I also had a small present for the little fella to say I was sorry for being a little terse with him over the hot tub debacle and to tell him that I’d really, really missed him.
It was a charity shop find, a small, ceramic swan (possibly Sylvac) to remind him not only of his beloved Evesham swans ………. but also of The Twitchers who had taken  him under their wing so to speak while he was away …..  It’s soooooooo good to have him back!

Tuesday, 12 March 2019

Returning To The Bosom ……

Nigel is coming home ……. returning to the bosom of his family ………
……  and in turn bidding a fond farewell to Exmouth, Manor Hotel and the party of Twitchers.
He says he will miss gazing out to the beautiful sea view from his room …….
…….. especially at night when the myriad of multicoloured lights along the prom made it all look soooooooo very romantic …….
……. but absence has made the heart grow fonder, and though he had a yen for the sea, Nigel admitted that he had soon found himself pining for the familiarity of our view of the river, the marina and his beloved swans.
One more sleep and he’d be home, his self imposed exile in Exmouth over ……..
……. and the prospect of being able to avail himself of a functioning hot shower ……in a newly tiled, de rigueur cubicle ……. with a waste that didn’t leak everywhere  ……. well, that was just the icing on the cake. All mention of hot tubs was forgiven and forgotten and the subject banished from any of our debates, heated or otherwise  ……. forever! 

Monday, 11 March 2019

The End Of Our En-Suite Saga Saga ……

What can I say? It’s been emotional ……but it appears that our en-suite saga saga is finally over.  The leaking waste leaks no longer, the doors and bottom panel have been refitted and, in turn, I felt it would be a good time to assemble and put up the new shower caddies that have been put away, unopened, in the cupboard for far too long.
And yes, Darrell and I have both availed ourselves of all it’s en-suite delights.  I have to admit though to not being able to fully surrender and luxuriate in its pleasures,  it’s been a long rollercoaster ride and I am still a little wary that something might just bite me on the bum if I finally allow myself to chill.

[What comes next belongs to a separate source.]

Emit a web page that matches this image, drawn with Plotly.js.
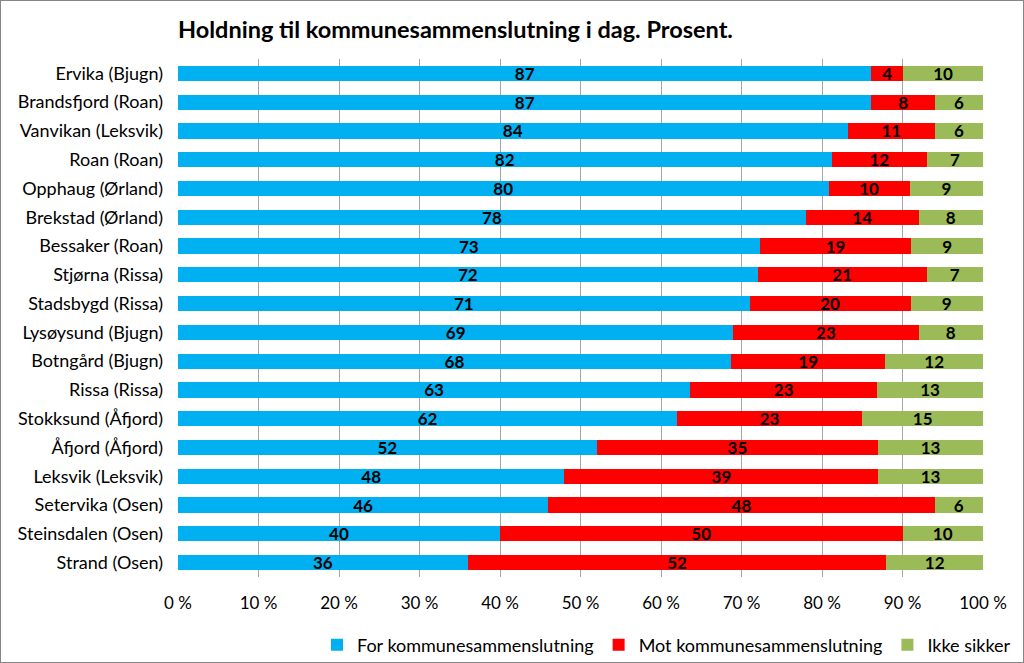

However, Darrell dived right on in there and announced that his David Beckham “Homme” had never felt or smelt quite so invigorating!  What is he like?
When he’d done with all his pampering Darrell started to put all the decorative frou frou back in its rightful place, although he says, in time, he wants to make one or two subtle changes …….
…… which was when I asked him if he still had the floor tile he had ordered and so loving caressed all those weeks ago  …..
……. as I had made the momentous decision ……. since the flooring had taken such a pounding in having so many people working in such a confined space it really should be replaced ….. and while we were at it ….. the main bathroom might as well be done at the same time as it owed us nothing.  It then became emotional.  Darrell’s tile was bought out from under his bed and tenderly stroked yet again, a phone call was made, swiftly followed by Darrell ripping up the original flooring with great gusto.
I am just praying that all bodes well for this next development.  I could very well be tempted to a self imposed exile in Exmouth like Nigel, but as I have made it this far, what’s an added  bit of screeing and laying ……… ??????

Wednesday, 6 March 2019

A More Romantic Name?

I think The Twitchers have finally got to Nigel…… he says that although we have grown used to calling The Towers “The Towers” and though it rather suits our little riverside abode, it isn’t really that  atmospheric or romantic  …….Exmouth’s Seagull House on the hand says it all ……. instantly conjuring up the caws of the gulls, the smell of the sea air, the lap of the waves and the feeling of sand between your toes.
Perhaps now we are more established and settled in Evesham we could consider a more personal and descriptive name for The Towers ……. possibly with some sort of reference to his beloved swans or Canada geese ….. I  have said I will think about it, especially as I am feeling so guilty about him being in “exile” …….. 

Tuesday, 5 March 2019

…… Yearning For Darrell’s Spag Bol Special

Darrell has Skyped Nigel to keep him informed as to the further trials and tribulations of our continuing en-suite saga saga.  Whilst I am overjoyed to have a functioning shower it still remains off piste until we can arrange a suitable time for Tom the Plumber to fit it, but let’s just say Mr Tom is a VERY busy person and in VERY high demand ……however, we are now soooooo close to completion Darrell says he can almost smell his much neglected David Beckham shower gel.
Nigel was philosophical, saying that while there remained the slightest chance of undertones of an en-suite trauma pervading The Towers he was more than happy to stay in Exmouth for a few more days especially as The Manor was taking care of him so well, although he was avoiding the party of Twitchers, saying that though he can look very interested to be polite, there were only so many ruddy shelducks, warblers and tits he could now feign enthusiasm for.
He also said that he’d almost managed to work his way through The Manor’s daily special board but what he really, really fancied was of one of Darrell’s spag bol specials.  I am really missing the little fella too ……I am much more calmer now thanks to Darrell’s brown paper bags and chamomile tea, hopefully one more visit from Tom and I can start to make it all up to both him and Darrell.

Monday, 4 March 2019

Nigel Makes A Wise Financial Decision.

Whilst in Exmouth Nigel has decided that perhaps he shouldn’t be too hasty in making any rash decisions of a “wealth management” type nature.
Mr Crook might be the most magnificent, if not the best Wealth Management person to consult on matters of financial import …….
…… it’s just that his name doesn’t exactly instil much confidence in Nigel as far as his £21.67p life savings are concerned, thinking that it may perhaps be wiser to leave them in the Post Office for just a little bit longer before investing heavily!